The Puerto Rico Critical Literacy Project is one of many ways in which the Hamilton Lugar School’s centers serve the nation by supporting world language and cultural education programs through a Department of Education Title VI grant.
The project, which began in 2019, is led by Carmen Medina, an IU School of Education professor of literacy, culture and language education, and María del Rocío Costa, a professor in the Department of Pedagogy at the University of Puerto Rico Bayamón. In the wake of Hurricane Maria, Medina and Costa reaffirmed the need to decolonize literacy education in Puerto Rico.
“The bulk of the children’s literature that comes to Puerto Rico is translated from English, French or German,” Costa said. “Although we are a Caribbean nation, because of our political relation with the United States, we don’t have a strong corpus of books written by and in Latin America.”
The historical strategies for literacy education don’t seem to be working. According to a 2023 Opportunity Project report, only 11% of first-graders, 6% of second-graders and 1% of third-graders in Puerto Rico could read at grade level. The use of imported media is also impacting the children’s understanding of the world.
“When you ask a child to draw a house, they will draw it with a peaked roof and a chimney with smoke coming from the chimney, which is not what we have,” Costa said. “If you ask them during Christmastime to draw something for Christmas, they draw a snowman and snow. When you have literature where you’re not represented, you think that what is legitimate is what the others — the outsiders — know.”
For these reasons, Medina said, it is important to resituate literacy and literature knowledge in Puerto Rican schools as coming from Latin America and the Caribbean.
Equipping educators
As Medina and Costa explored ways to equip Puerto Rican educators with the tools needed to develop critical literacy, the Center for Latin American and Caribbean Studies learned about the project and invited them to be part of the center’s U.S. Department of Education Title VI 2018-22 grant application. The Puerto Rico Critical Literacy Project, which was also written into the 2022-26 grant proposal, fulfills a major grant priority because it is a collaboration with a minority-serving institution, the University of Puerto Rico-Bayamón.
“Puerto Rico many times does not qualify for funding that is just meant for U.S. states,” Medina said. “Other times we don’t qualify because we’re not international.

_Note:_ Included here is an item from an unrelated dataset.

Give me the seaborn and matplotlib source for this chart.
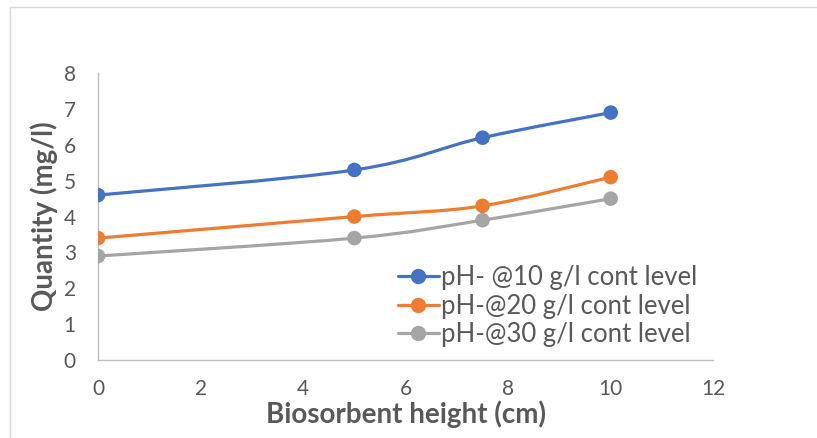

Thankfully, CLACS understood the uniqueness of the position of Puerto Rico.
“This was like a dream come true. Not only have they provided funding, but they also helped me conceptualize the project to be what it is right now. Their support has been really, really important.”
The 17 primary participants in the project include elementary pre-service teachers enrolled in the Department of Pedagogy at the University of Puerto Rico-Bayamón, as well as recent graduates who are now early-career teachers. By the end of the program, grant funding will provide approximately $800 in culturally relevant books for each participant’s classroom library.
In addition, Costa used grant funding to enhance the book collection she uses to teach literacy methods courses to all of her students, which has already benefitted more than 900 pre-service teachers enrolled in her courses. Furthermore, more than 1,000 people have engaged with the project through webinars and Facebook Live events.
“I think one of the most important parts of the project is helping teachers make their own libraries, but making it a library with a purpose,” said Priscila Pérez Mercado, program coordinator for the critical literacy project. “Schools in Puerto Rico are not funded correctly, so there’s not enough money to buy books.”
Although schools in other parts of the United States may also require teachers to provide their own classroom libraries, Medina said Puerto Rico is in a more challenging economic situation, and the school system is quite deprived. There are also very few libraries accessible to students outside schools, and even those lack books from Latin America, according to Pérez Mercado.
Teachers taking part in the project also develop skills to engage in critical literacy with their students. Medina said this skill helps educators teach students to look at texts through a socially conscious lens and to be aware that books are not neutral.
“When you engage with kids and teachers in this more complex conversation, there’s a lot of engagement and passion and energy that you generate because you can really look beyond the surface,” Medina said.
Unpacking the past
At the start of the program, Medina and Costa offer the teachers a variety of culturally relevant books to choose from. After reflecting on their identities and experiences, the teachers select more books that they find personally meaningful. Through this process, one of the pre-service teachers began identifying as an Afro-Puerto Rican in a more intentional way than she had done before.
“This brought up issues of colorism, including the very traditional racial discourse in Puerto Rico that you have to ‘mejorar la raza’ (improve the race) by becoming more white,” Medina said.
As this pre-service teacher began to situate herself as a Black Puerto Rican, she thought about her childhood and how she was raised. Medina said this participant used the book “Mejorar la Raza” to talk about herself, saying her parents told her that she needed to “mejorar la raza,” but she is realizing that “mejorar la raza” does not require her to claim a whiter identity.
This experience is just one example of how teachers in the program gain experience with difficult conversations about issues including race, gender and identity. Medina said this is another aspect that sets their program apart.
“Through one of the books, we did a workshop on what it means to not know the story and the history of the people that we belong to,” Medina said. “We are from South America, from Latin America, from the Caribbean context. So in examining these books and the stories, the participants began to say ‘I know nothing. I know very little about the history of all these brothers and sisters in South America and the Caribbean. Why was I not allowed to know this? And why was I asked to learn something else?’”
As the teachers in the project reflect on how colonialism has affected their own education, they can envision a different future for their students — one enriched by the diverse and vibrant Puerto Rican culture.